Stream extraction (for large PDFs)

for await page in client.extractStream(.path("large.pdf")) {
    print("Page \(page.pageIndex + 1): \(page.blocks.count) blocks")
}

Search

for await match in client.search(.path("document.pdf"), "invoice") {
    print("Found on page \(match.page): \(match.text)")
    print("  Context: ...\(match.context.before)[\(match.text)]\(match.context.after)...")
}

Get metadata

let metadata = try await client.getMetadata(.path("document.pdf"))
print("Pages: \(metadata.pageCount)")
print("Author: \(metadata.author ?? "Unknown")")

Hash fingerprint

let fingerprint = try await client.hash(.path("document.pdf"))
print("SHA-256: \(fingerprint.hash)")
print("BLAKE3: \(fingerprint.fastHash)")

Classify document

let classification = try await client.classify(.path("document.pdf"))
print("Category: \(classification.category)")
print("Confidence: \(classification.confidence)")

Verify receipt

let receipt = Receipt(data: "...")
let valid = try await client.verifyReceipt("/path/to/receipt.pdf", receipt: receipt)
print("Valid: \(valid)")

Binary version compatibility

This SDK requires pdftract 1.0.0. Download from: https://github.com/jedarden/pdftract/releases/tag/v1.0.0

The SDK will search for pdftract on your PATH. To specify a custom binary path:

let client = Pdftract(binaryPath: "/custom/path/to/pdftract")

Error handling

All methods are async throws and can throw the following errors:

Error	Exit Code	Description
`CorruptPdfError`	2	The PDF file is corrupt or invalid
`EncryptionError`	3	The PDF is encrypted and password is missing/wrong
`SourceUnreachableError`	4	The source (file or URL) is unreadable
`RemoteFetchInterruptedError`	5	Network interrupted during remote fetch
`TlsError`	6	TLS certificate validation failed
`ReceiptVerifyError`	10	Receipt verification failed
`PdftractError`	other	Internal error

Example:

do {
    let doc = try await client.extract(.path("document.pdf"))
} catch let error as PdftractError {
    print("Error (code \(error.exitCode)): \(error.localizedDescription)")
}

Options

ExtractOptions

let options = ExtractOptions(
    ocrLanguage: "eng",           // ISO 639-3 language code
    ocrThreshold: 0.7,            // OCR confidence threshold (0-1)
    preserveLayout: false,        // Preserve original reading order
    extractImages: false,         // Extract embedded images
    imageFormat: "png",           // Format for images: png, jpg, webp
    minImageSize: 64              // Minimum image dimension
)

SearchOptions

let options = SearchOptions(
    caseInsensitive: true,        // Ignore case
    regex: false,                 // Treat pattern as regex
    wholeWord: false,             // Match whole words only
    maxResults: 100              // Maximum matches
)

BaseOptions / HashOptions

let options = BaseOptions(
    timeout: 60                   // Maximum seconds
)

Troubleshooting

Binary not found

Ensure pdftract is on your PATH. The SDK searches PATH for the executable.

# Verify pdftract is available
pdftract --version

Version mismatch

The SDK will refuse to invoke mismatched binary versions.
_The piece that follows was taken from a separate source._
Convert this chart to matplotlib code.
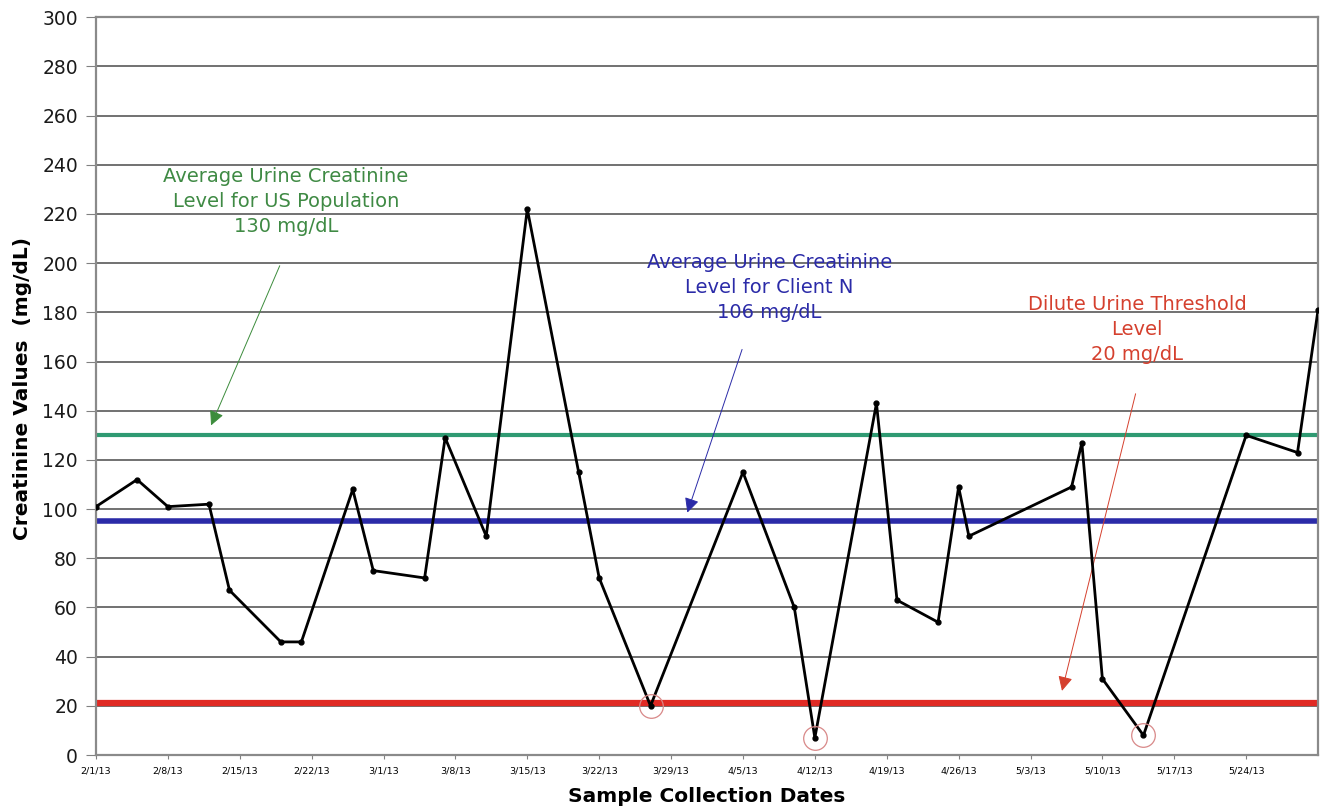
import datetime as dt
import matplotlib
matplotlib.use("Agg")
import matplotlib.pyplot as plt
import matplotlib.dates as mdates
from matplotlib.ticker import FuncFormatter, MultipleLocator

# sample dates and creatinine values (mg/dL)
dates = ["2013-02-01", "2013-02-05", "2013-02-08", "2013-02-12", "2013-02-14",
         "2013-02-19", "2013-02-21", "2013-02-26", "2013-02-28", "2013-03-05",
         "2013-03-07", "2013-03-11", "2013-03-15", "2013-03-20", "2013-03-22",
         "2013-03-27", "2013-04-05", "2013-04-10", "2013-04-12", "2013-04-18",
         "2013-04-20", "2013-04-24", "2013-04-26", "2013-04-27", "2013-05-07",
         "2013-05-08", "2013-05-10", "2013-05-14", "2013-05-24", "2013-05-29",
         "2013-05-31"]
values = [101, 112, 101, 102, 67, 46, 46, 108, 75, 72, 129, 89, 222, 115, 72,
          20, 115, 60, 7, 143, 63, 54, 109, 89, 109, 127, 31, 8, 130, 123, 181]
flagged = ["2013-03-27", "2013-04-12", "2013-05-14"]

us_avg = 130
client_avg = 95
dilute = 21

tick_start = "2013-02-01"
tick_end = "2013-05-24"

dates = [dt.datetime.strptime(d, "%Y-%m-%d") for d in dates]
flag_idx = [dates.index(dt.datetime.strptime(d, "%Y-%m-%d")) for d in flagged]

fig = plt.figure(figsize=(13.24, 8.09), dpi=100)
ax = fig.add_axes([0.0725, 0.0667, 0.923, 0.912])

ax.set_ylim(0, 300)
ax.set_xlim(dates[0], dates[-1])
ax.yaxis.set_major_locator(MultipleLocator(20))
ax.grid(axis="y", color="#4a4a4a", lw=1.1, zorder=1)

ax.axhline(us_avg, color="#2f9a72", lw=3, zorder=2)
ax.axhline(client_avg, color="#2b2ba8", lw=4, zorder=2)
ax.axhline(dilute, color="#e02a24", lw=4.5, zorder=2)

ax.plot(dates, values, color="black", lw=2, marker="o", ms=3.5, zorder=4)
ax.plot([dates[i] for i in flag_idx], [values[i] for i in flag_idx], ls="none",
        marker="o", ms=17, mfc="none", mec="#d88888", mew=0.9, zorder=5)

# ticks
t0 = dt.datetime.strptime(tick_start, "%Y-%m-%d")
t1 = dt.datetime.strptime(tick_end, "%Y-%m-%d")
xt = []
t = t0
while t <= t1:
    xt.append(t)
    t += dt.timedelta(days=7)
ax.set_xticks(xt)
ax.xaxis.set_major_formatter(FuncFormatter(
    lambda x, p: (lambda d: f"{d.month}/{d.day}/{d.year % 100}")(mdates.num2date(x))))
ax.tick_params(axis="x", labelsize=6.8, length=3, color="#808080", pad=5)
ax.tick_params(axis="y", labelsize=13.5, length=7, color="#808080", pad=6)
for lab in ax.get_yticklabels():
    lab.set_color("#1a1a1a")
    lab.set_fontweight("medium")

for s in ax.spines.values():
    s.set_color("#8a8a8a")
    s.set_linewidth(1.6)

ax.set_xlabel("Sample Collection Dates", fontsize=14.5, fontweight="bold")
ax.set_ylabel("Creatinine Values  (mg/dL)", fontsize=14.5, fontweight="bold")
ax.xaxis.set_label_coords(0.5, -0.043)
ax.yaxis.set_label_coords(-0.052, 0.497)

def day(n):
    return dates[0] + dt.timedelta(days=n)

# annotations
ax.text(day(18.5), 239, "Average Urine Creatinine\nLevel for US Population\n130 mg/dL",
        color="#3f8a44", fontsize=14, ha="center", va="top", linespacing=1.38)
ax.annotate("", xy=(day(11.1), 133), xytext=(day(18), 200),
            arrowprops=dict(arrowstyle="-|>", color="#3c8c3c", lw=0.7, mutation_scale=22))

ax.text(day(65.6), 204, "Average Urine Creatinine\nLevel for Client N\n106 mg/dL",
        color="#2b2ba8", fontsize=14, ha="center", va="top", linespacing=1.38)
ax.annotate("", xy=(day(57.5), 97.5), xytext=(day(63), 166),
            arrowprops=dict(arrowstyle="-|>", color="#2b2ba8", lw=0.7, mutation_scale=22))

ax.text(day(101.4), 187, "Dilute Urine Threshold\nLevel\n20 mg/dL",
        color="#d5402e", fontsize=14, ha="center", va="top", linespacing=1.38)
ax.annotate("", xy=(day(94), 25), xytext=(day(101.3), 148),
            arrowprops=dict(arrowstyle="-|>", color="#d5402e", lw=0.7, mutation_scale=22))

fig.savefig("out.png", dpi=100)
Install the correct version from the releases page.

Network failure

For remote URLs, check your network connection and TLS certificate chain.

Conformance

This SDK passes 100% of the pdftract conformance suite. The conformance report for this release is linked in the GitHub Release.

License

MIT License - see LICENSE file for details.